- Aug 25
- 2 min read

Understanding the Fundamentals of GPU Architecture

Introduction

Graphics Processing Units (GPUs) have become a cornerstone of modern computing, powering everything from video games to scientific simulations and artificial intelligence. This blog post will delve into the fundamentals of GPU architecture, exploring its components, functionality, and applications.

What is a GPU?

A GPU is a specialized processor designed to accelerate graphics rendering and parallel processing tasks. Unlike Central Processing Units (CPUs), which are optimized for sequential processing, GPUs excel at handling multiple tasks simultaneously, making them ideal for parallel computing.

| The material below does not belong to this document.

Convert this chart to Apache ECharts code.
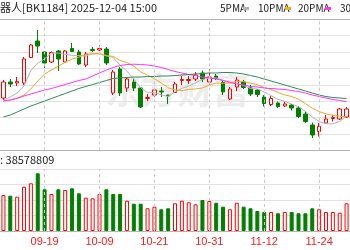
<!DOCTYPE html>
<html><head><meta charset="utf-8">
<script src="https://cdn.jsdelivr.net/npm/echarts@6/dist/echarts.min.js"></script>
<style>html,body{margin:0;padding:0;background:#fff}#c{width:350px;height:250px}</style>
</head><body><div id="c"></div>
<script>
const dates = ['09-11','09-12','09-15','09-16','09-17','09-18','09-19','09-22','09-23','09-24','09-25','09-26','09-29','09-30','10-09','10-10','10-13','10-14','10-15','10-16','10-17','10-20','10-21','10-22','10-23','10-24','10-27','10-28','10-29','10-30','10-31','11-03','11-04','11-05','11-06','11-07','11-10','11-11','11-12','11-13','11-14','11-17','11-18','11-19','11-20','11-21','11-24','11-25','11-26','11-27','11-28'];
const tickLabels = ['09-19','10-09','10-21','10-31','11-12','11-24'];
const openP = [1246.5,1326.5,1321.5,1321.5,1449,1531.5,1476.5,1426.5,1481.5,1426.5,1494,1476.5,1411.5,1489,1486.5,1491.5,1271.5,1391.5,1296.5,1326.5,1296.5,1244,1261.5,1281.5,1261.5,1274,1334,1334,1341.5,1371.5,1326.5,1356.5,1324,1241.5,1301.5,1326.5,1296.5,1286.5,1251.5,1214,1221.5,1206.5,1211.5,1196.5,1166.5,1111.5,1079,1121.5,1144,1141.5,1151.5];
const closeP = [1326.5,1316.5,1329,1441.5,1511.5,1506.5,1421.5,1474,1441.5,1481.5,1479,1416.5,1466.5,1484,1494,1421.5,1376.5,1271.5,1341.5,1296.5,1201.5,1249,1286.5,1276.5,1256.5,1316.5,1339,1339,1361.5,1341.5,1351.5,1344,1276.5,1291.5,1336.5,1299,1266.5,1264,1219,1244,1204,1216.5,1196.5,1154,1129,1061.5,1104,1141.5,1149,1191.5,1191.5];
const lowP = [1236.5,1301.5,1306.5,1311.5,1446.5,1471.5,1396.5,1421.5,1381.5,1421.5,1476.5,1411.5,1401.5,1476.5,1481.5,1411.5,1261.5,1256.5,1276.5,1281.5,1196.5,1231.5,1251.5,1251.5,1216.5,1271.5,1311.5,1316.5,1331.5,1326.5,1311.5,1336.5,1261.5,1236.5,1281.5,1291.5,1256.5,1251.5,1204,1206.5,1196.5,1201.5,1184,1146.5,1121.5,1046.5,1054,1116.5,1129,1136.5,1146.5];
const highP = [1336.5,1341.5,1351.5,1451.5,1516.5,1586.5,1481.5,1479,1486.5,1486.5,1521.5,1486.5,1476.5,1501.5,1511.5,1501.5,1386.5,1401.5,1346.5,1341.5,1301.5,1266.5,1296.5,1301.5,1261.5,1326.5,1356.5,1356.5,1376.5,1384,1391.5,1366.5,1331.5,1301.5,1351.5,1336.5,1311.5,1291.5,1261.5,1256.5,1229,1229,1216.5,1206.5,1179,1124,1121.5,1161.5,1161.5,1196.5,1201.5];
const volume = [58.3,57.2,55.6,71.8,77.3,93.5,67.6,60.0,67.6,66.4,69.2,61.1,54.0,53.0,60.0,67.6,60.0,60.0,49.1,44.2,44.2,36.8,39.4,35.2,36.8,44.9,49.1,46.5,43.3,50.2,48.6,45.8,39.4,35.2,45.8,39.4,36.8,32.4,30.8,30.8,28.7,30.8,30.8,28.7,28.7,36.8,35.2,30.8,30.8,29.6,44.9];
const ma5 = [1236.5,1251.5,1271.5,1306.5,1385,1421,1442,1471,1471,1465,1460,1459,1457.5,1466,1468.5,1457,1449,1410,1381,1341.5,1297.5,1272,1275,1262,1254,1277,1295,1305.5,1322.5,1339.5,1346.5,1347.5,1335,1321,1320,1309.5,1294,1291.5,1277,1258.5,1239.5,1229.5,1216,1203,1180,1151.5,1129,1118,1117,1129.5,1155.5];
const ma10 = [1231.5,1236.5,1246.5,1261.5,1291.5,1331.5,1366.5,1386.5,1406.5,1425,1441,1451,1464.5,1469,1467.5,1459,1454.5,1434,1424,1405.5,1377,1360.5,1342.5,1321.5,1298,1287,1283.5,1290,1292,1296.5,1311.5,1321,1320,1321.5,1329.5,1328,1320.5,1313,1299,1289,1274.5,1262,1254,1240,1219,1195.5,1179,1167,1160,1155,1153.5];
const ma20 = [1231.5,1236.5,1244,1256.5,1266.5,1276.5,1286.5,1294,1304,1314,1324,1334,1341.5,1356.5,1371.5,1386.5,1399,1409,1414,1415.5,1414,1411.5,1406.5,1399,1389,1379,1371.5,1364,1359,1351.5,1346.5,1341.5,1334,1326.5,1316.5,1311.5,1304,1301.5,1296.5,1294,1291.5,1289,1284,1279,1271.5,1261.5,1254,1246.5,1239,1234,1229];
const ma30 = [1151.5,1161.5,1176.5,1191.5,1206.5,1219,1231.5,1244,1256.5,1269,1281.5,1294,1304,1314,1324,1334,1344,1346.5,1349,1351.5,1351.5,1354,1354,1356.5,1356.5,1359,1361.5,1364,1366.5,1369,1371.5,1371.5,1374,1374,1371.5,1366.5,1359,1351.5,1341.5,1331.5,1321.5,1311.5,1301.5,1291.5,1281.5,1271.5,1261.5,1254,1249,1246.5,1244];
const titleText = '机器人[BK1184] 2025-12-04 15:00';
const volText = '成交量: 38578809';
const legendNames = ['5PMA','10PMA','20PMA','30PMA'];
const watermark = '东方财富';

const UP = '#ff0000', DOWN = '#008000';
const maColors = ['#b4b4b4', '#f5a623', '#ff33ff', '#2e8b57'];
const FONT = '"Noto Sans CJK SC", sans-serif';

const chart = echarts.init(document.getElementById('c'));
const kData = dates.map((d, i) => [openP[i], closeP[i], lowP[i], highP[i]]);
const volData = volume.map((v, i) => {
  const up = i === 0 || closeP[i] >= closeP[i - 1];
  return { value: v, itemStyle: up ? { color: '#fff', borderColor: UP, borderWidth: 1 } : { color: DOWN, borderColor: DOWN, borderWidth: 1 } };
});
const labelSet = new Set(tickLabels);
const mk = () => ({
  silent: true, symbol: ['none', 'none'], label: { show: false }, animation: false,
  lineStyle: { type: [3, 3], color: '#c8c8c8', width: 1 },
  data: tickLabels.map(t => ({ xAxis: t }))
});
const legendX = [220, 258, 298, 340];
const markerX = [243, 285, 325, 366];
const graphics = [
  { type: 'text', x: -11, y: 8, style: { text: titleText, font: '11px ' + FONT, fill: '#222', verticalAlign: 'middle' } },
  { type: 'text', x: -33, y: 160, style: { text: volText, font: '11px ' + FONT, fill: '#222', verticalAlign: 'middle' } },
  { type: 'text', x: 177, y: 90, z: -10, silent: true, style: { text: watermark, font: 'bold 36px ' + FONT, fill: 'rgba(0,0,0,0.07)', align: 'center', verticalAlign: 'middle' } }
];
legendNames.forEach((n, i) => {
  graphics.push({ type: 'text', x: legendX[i], y: 8, style: { text: n, font: '10px ' + FONT, fill: '#222', verticalAlign: 'middle' } });
  graphics.push({ type: 'rect', shape: { x: markerX[i], y: 7, width: 6, height: 3 }, style: { fill: maColors[i] } });
});
const hiddenAxis = { axisLine: { show: false }, axisTick: { show: false } };
chart.setOption({
  animation: false,
  backgroundColor: '#fff',
  grid: [
    { left: -1.34, top: 19.3, width: 355.7, height: 131.2 },
    { left: -1.34, top: 169.3, width: 355.7, height: 61.7 }
  ],
  xAxis: [
    Object.assign({ type: 'category', gridIndex: 0, data: dates, boundaryGap: true, axisLabel: { show: false }, splitLine: { show: false } }, hiddenAxis),
    Object.assign({ type: 'category', gridIndex: 1, data: dates, boundaryGap: true, splitLine: { show: false },
      axisLabel: { interval: (i, v) => labelSet.has(v), color: '#ff1a1a', fontSize: 11, margin: 5, fontFamily: 'Liberation Sans' } }, hiddenAxis)
  ],
  yAxis: [
    Object.assign({ type: 'value', gridIndex: 0, min: 984, max: 1640, interval: 82, axisLabel: { show: false },
      splitLine: { lineStyle: { color: ['#b4b4b4', '#e2e2e2', '#e2e2e2', '#e2e2e2', '#e2e2e2', '#e2e2e2', '#e2e2e2', '#e2e2e2', '#b4b4b4'], width: 1 } } }, hiddenAxis),
    Object.assign({ type: 'value', gridIndex: 1, min: 0, max: 100, interval: 25, axisLabel: { show: false },
      splitLine: { lineStyle: { color: ['#b4b4b4', '#e2e2e2', '#e2e2e2', '#e2e2e2', '#e2e2e2'], width: 1 } } }, hiddenAxis)
  ],
  graphic: graphics,
  series: [
    { type: 'candlestick', xAxisIndex: 0, yAxisIndex: 0, data: kData, barWidth: 4, clip: false,
      itemStyle: { color: '#fff', color0: DOWN, borderColor: UP, borderColor0: DOWN, borderWidth: 1 }, markLine: mk() },
    { type: 'bar', xAxisIndex: 1, yAxisIndex: 1, data: volData, barWidth: 4, markLine: mk() },
    ...[ma5, ma10, ma20, ma30].map((d, i) => ({
      type: 'line', xAxisIndex: 0, yAxisIndex: 0, data: d, symbol: 'none', showSymbol: false, z: 3,
      lineStyle: { width: 1, color: maColors[i] }, itemStyle: { color: maColors[i] }
    }))
  ]
});
</script></body></html>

Key Components of GPU Architecture

Streaming Multiprocessors (SMs): The core computational units of a GPU. Each SM contains multiple processing cores that execute instructions in parallel.
Memory Hierarchy: GPUs have a complex memory hierarchy, including:
- Global Memory: Large, high-latency memory accessible by all SMs.
- Shared Memory: Low-latency memory shared among cores within an SM.
- Registers: Fast, small memory units used for temporary storage during computation.
Warp Scheduler: Manages the execution of threads in groups called warps. Each warp consists of 32 threads that execute the same instruction simultaneously.
Texture Units: Specialized units for handling texture mapping and filtering, crucial for rendering detailed graphics.
Cache: Includes L1 and L2 caches to reduce memory access latency and improve performance.

How GPUs Work

GPUs leverage a Single Instruction, Multiple Data (SIMD) architecture, allowing them to perform the same operation on multiple data points simultaneously. This is achieved through the following steps:

Task Decomposition: The workload is divided into smaller tasks that can be processed in parallel.
Thread Execution: Each task is assigned to a thread, and threads are grouped into warps.
Instruction Execution: Warps execute instructions in lockstep, ensuring efficient parallel processing.
Memory Access: Data is fetched from global memory, processed, and stored back, with shared memory and caches optimizing access times.

Applications of GPUs

Graphics Rendering: GPUs are essential for rendering high-quality graphics in video games and simulations.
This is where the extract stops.